THE ICE Health & Safety Board and all ICE regions are being urged to help expand a survey of graduates' attitudes to, and knowledge of, health and safety to help the Institution improve engineers' understanding of their health and safety responsibilities.
ICE Yorkshire carried out the survey of engineers' health and safety awareness last year and the results revealed that students leaving university were relatively unaware of some basic issues.
Regional development officer for ICE Yorkshire, Bob Bennett, is urging all other regions and Great George Street to conduct surveys to reveal the shortcomings in engineering education.
In CE orkshire's urvey, 3% of the graduates either knew or suspected that their course had not effectively addressed the principles of working in confined spaces.
And 63% said the same for the principles of excavating safely.
NCE's own safety survey last year (NCE 25 November 2004) found that 53% of civil engineers believe that young engineers are not taught enough about health and safety while training.
In the Yorkshire survey*:
. 38% said that the Health & Safety at Work Act was effectively addressed during their studies, 19% were not sure, and 40% said that it was not.
. 29% were happy with teaching of the main sections of the Act, 43% were not and 68% were unsure.
. 50% said the CDM regulations were not properly addressed, 28% thought they were and 19% were unclear.
. 54% were happy that the principles of risk assessment were clearly explained, 30% were not and 14% were unsure.
. 54% thought they had been clearly taught about identification of common construction hazards, 26% had not and 18% were unclear.
. 47% had been given good information on the common causes of accidents in construction but 30% definitely had not and another 19% were not sure.

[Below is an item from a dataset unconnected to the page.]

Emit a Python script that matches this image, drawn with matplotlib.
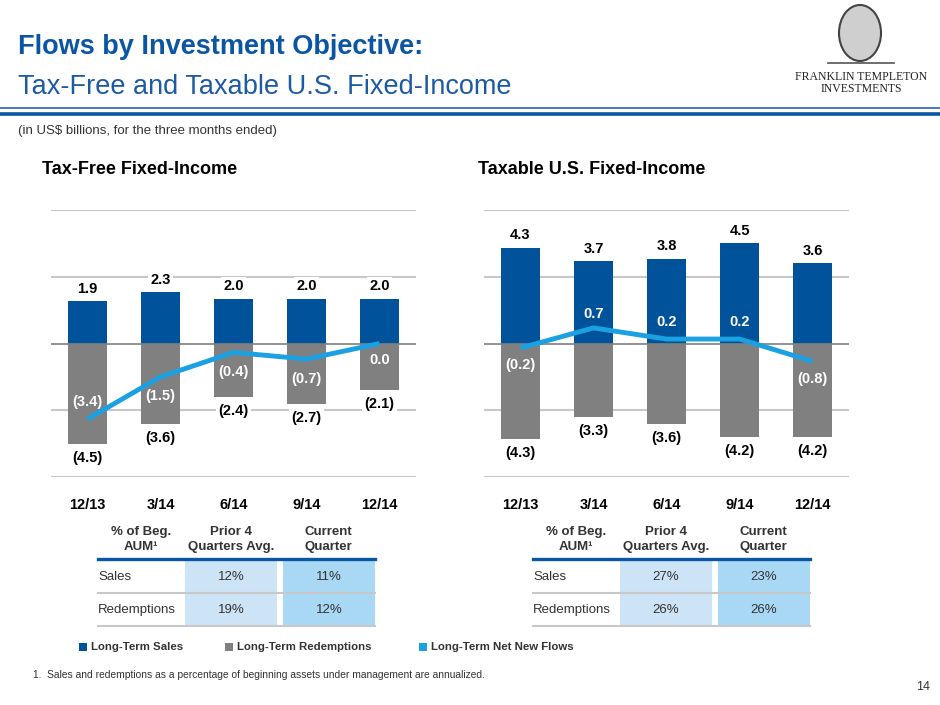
import matplotlib
matplotlib.use('Agg')
import matplotlib.pyplot as plt
from matplotlib.patches import Rectangle, Ellipse
from matplotlib.lines import Line2D
from matplotlib import font_manager as fm
import numpy as np

# data
quarters = ['12/13', '3/14', '6/14', '9/14', '12/14']
taxfree_sales = [1.9, 2.3, 2.0, 2.0, 2.0]
taxfree_redemptions = [-4.5, -3.6, -2.4, -2.7, -2.1]
taxfree_net = [-3.4, -1.5, -0.4, -0.7, 0.0]
taxable_sales = [4.3, 3.7, 3.8, 4.5, 3.6]
taxable_redemptions = [-4.3, -3.3, -3.6, -4.2, -4.2]
taxable_net = [-0.2, 0.7, 0.2, 0.2, -0.8]

table_rows = ['Sales', 'Redemptions']
taxfree_prior = ['12%', '19%']
taxfree_current = ['11%', '12%']
taxable_prior = ['27%', '26%']
taxable_current = ['23%', '26%']

BLUE = '#00539B'
GRAY = '#808080'
LIGHT = '#1BA1E2'
plt.rcParams['font.family'] = ['Liberation Sans', 'DejaVu Sans']

# narrow font if the system has one
installed = {f.name for f in fm.fontManager.ttflist}
if 'Liberation Sans Narrow' in installed:
    NARROW = ['Liberation Sans Narrow', 'DejaVu Sans']
    NS = 1.12
else:
    NARROW = ['Liberation Sans', 'DejaVu Sans']
    NS = 1.0

W, H = 940, 705
fig = plt.figure(figsize=(9.4, 7.05), dpi=100)


def fx(x):
    return x / W


def fy(y):
    return 1 - y / H


def ftext(x, y, s, **kw):
    fig.text(fx(x), fy(y), s, **kw)


# header
ftext(18, 47, 'Flows by Investment Objective:', fontsize=19.5, fontweight='bold',
      color='#0B56A4', va='center')
ftext(18, 87, 'Tax-Free and Taxable U.S. Fixed-Income', fontsize=19.5,
      color='#1C5AA6', va='center')
fig.add_artist(Line2D([0, 1], [fy(108), fy(108)], color='#2A64AE', lw=1.2))
fig.add_artist(Line2D([0, 1], [fy(113.5), fy(113.5)], color='#0B56A4', lw=2.6))
ftext(18, 131, '(in US$ billions, for the three months ended)', fontsize=9.5,
      color='#333333', va='center')

# logo
fig.add_artist(Ellipse((fx(860), fy(33)), 42 / W, 56 / H, facecolor='#CFCFCF',
                       edgecolor='#444444', lw=1.5))
fig.add_artist(Line2D([fx(828), fx(894)], [fy(63), fy(63)], color='#555555', lw=1.2))
ftext(861, 77, 'FRANKLIN TEMPLETON', fontsize=8.5, family='Liberation Serif',
      ha='center', va='center', color='#222222')
ftext(861, 89, 'INVESTMENTS', fontsize=8.5, family='Liberation Serif',
      ha='center', va='center', color='#222222')

ftext(42, 170, 'Tax-Free Fixed-Income', fontsize=13 * NS, fontweight='bold',
      family=NARROW, va='center')
ftext(478, 170, 'Taxable U.S. Fixed-Income', fontsize=13 * NS, fontweight='bold',
      family=NARROW, va='center')


def draw_chart(left, sales, redemptions, net, net_offsets):
    ax = fig.add_axes([fx(left), fy(477), 365 / W, 267 / H])
    x = np.arange(len(quarters))
    for g in [-6, -3, 3, 6]:
        ax.axhline(g, color='#C8C8C8', lw=1.5, zorder=0)
    ax.bar(x, sales, width=0.534, color=BLUE, zorder=2)
    ax.bar(x, redemptions, width=0.534, color=GRAY, zorder=2)
    ax.axhline(0, color='#7F7F7F', lw=1.2, zorder=3)
    ax.plot(x, net, color=LIGHT, lw=3.5, zorder=4, solid_capstyle='butt')
    box = dict(facecolor='white', edgecolor='none', pad=1.5)
    lk = dict(fontsize=10.5 * NS, fontweight='bold', family=NARROW)
    for i in x:
        ax.annotate(f'{sales[i]:.1f}', (i, sales[i]), xytext=(0, 4),
                    textcoords='offset points', ha='center', va='bottom',
                    bbox=box, zorder=5, **lk)
        ax.annotate(f'({abs(redemptions[i]):.1f})', (i, redemptions[i]),
                    xytext=(0, -5), textcoords='offset points', ha='center',
                    va='top', bbox=box, zorder=5, **lk)
        v = net[i]
        lab = f'({abs(v):.1f})' if v < 0 else f'{v:.1f}'
        ax.annotate(lab, (i, v), xytext=(0, net_offsets[i]),
                    textcoords='offset points', ha='center', va='center',
                    color='white', zorder=5, **lk)
    ax.set_xlim(-0.5, len(quarters) - 0.5)
    ax.set_ylim(-6, 6)
    ax.set_yticks([])
    ax.set_xticks(x, quarters, **lk)
    ax.tick_params(axis='x', length=0, pad=15)
    for s in ax.spines.values():
        s.set_visible(False)
    ax.patch.set_alpha(0)
    return ax


draw_chart(51, taxfree_sales, taxfree_redemptions, taxfree_net,
           [12, -14, -14, -14, -12])
draw_chart(484, taxable_sales, taxable_redemptions, taxable_net,
           [-12, 10, 12, 12, -13])


def draw_table(dx, prior, current):
    # header texts
    hk = dict(fontsize=9.5 * NS, fontweight='bold', family=NARROW, color='#333333',
              ha='center', va='center')
    ftext(141 + dx, 532, '% of Beg.', **hk)
    ftext(141 + dx, 547, 'AUM\u00b9', **hk)
    ftext(231 + dx, 532, 'Prior 4', **hk)
    ftext(231 + dx, 547, 'Quarters Avg.', **hk)
    ftext(328 + dx, 532, 'Current', **hk)
    ftext(328 + dx, 547, 'Quarter', **hk)
    # cell backgrounds
    fig.add_artist(Rectangle((fx(185 + dx), fy(626)), 92 / W, 66 / H,
                             facecolor='#CDE4F7', edgecolor='none'))
    fig.add_artist(Rectangle((fx(283 + dx), fy(626)), 92 / W, 66 / H,
                             facecolor='#A9D8F5', edgecolor='none'))
    fig.add_artist(Line2D([fx(98 + dx), fx(375 + dx)], [fy(559), fy(559)],
                          color='#0B56A4', lw=2.4))
    fig.add_artist(Line2D([fx(98 + dx), fx(375 + dx)], [fy(593), fy(593)],
                          color='#C8C8C8', lw=1.5))
    fig.add_artist(Line2D([fx(98 + dx), fx(375 + dx)], [fy(626), fy(626)],
                          color='#C8C8C8', lw=1.5))
    ck = dict(fontsize=9.5, color='#333333', va='center')
    for r, yy in enumerate([577, 610]):
        ftext(98 + dx, yy, table_rows[r], ha='left', **ck)
        ftext(231 + dx, yy, prior[r], ha='center', **ck)
        ftext(329 + dx, yy, current[r], ha='center', **ck)


draw_table(0, taxfree_prior, taxfree_current)
draw_table(435, taxable_prior, taxable_current)

# legend
legend_items = [('Long-Term Sales', BLUE, 79), ('Long-Term Redemptions', GRAY, 225),
                ('Long-Term Net New Flows', LIGHT, 419)]
for name, col, lx in legend_items:
    fig.add_artist(Rectangle((fx(lx), fy(651)), 8 / W, 8 / H, facecolor=col,
                             edgecolor='none'))
    ftext(lx + 12, 647, name, fontsize=8.2 * NS, fontweight='bold', family=NARROW,
          color='#333333', va='center')

ftext(33, 675, '1.  Sales and redemptions as a percentage of beginning assets under '
      'management are annualized.', fontsize=7.4 * NS, family=NARROW,
      color='#333333', va='center')
ftext(916, 687, '14', fontsize=9, color='#333333', va='center')

fig.savefig('out.png', dpi=100)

. For common types of injury 40% left university knowing what they were, 37% didn't and 21% were doubtful.
. Only 33% understood the precautions for working at height when they graduated, 47% were adamant they did not and 18% were vague.
. 56% were given no knowledge of managing plant and vehicles on site and another 12% thought they had not been, but 29% did feel confident on the subject.
. On the principles of excavating safely, 47% were not effectively taught and 16% were not sure, but 35% were happy with their education in this area.
. 25% thought their course effectively covered the principles for preventing injury in manual handling, 54% did not and 19% were unsure.
. Understanding prevention of risks to health fared a little better. 32% thought their tutors helped them, but 48% did not and 18% were unsure.
. There was little discussion at university on prescribed standards of welfare. Only 15% said it was effectively covered and 54% said that it was not. 28% were not sure.
*Percentages do not total 100% because of incomplete answers.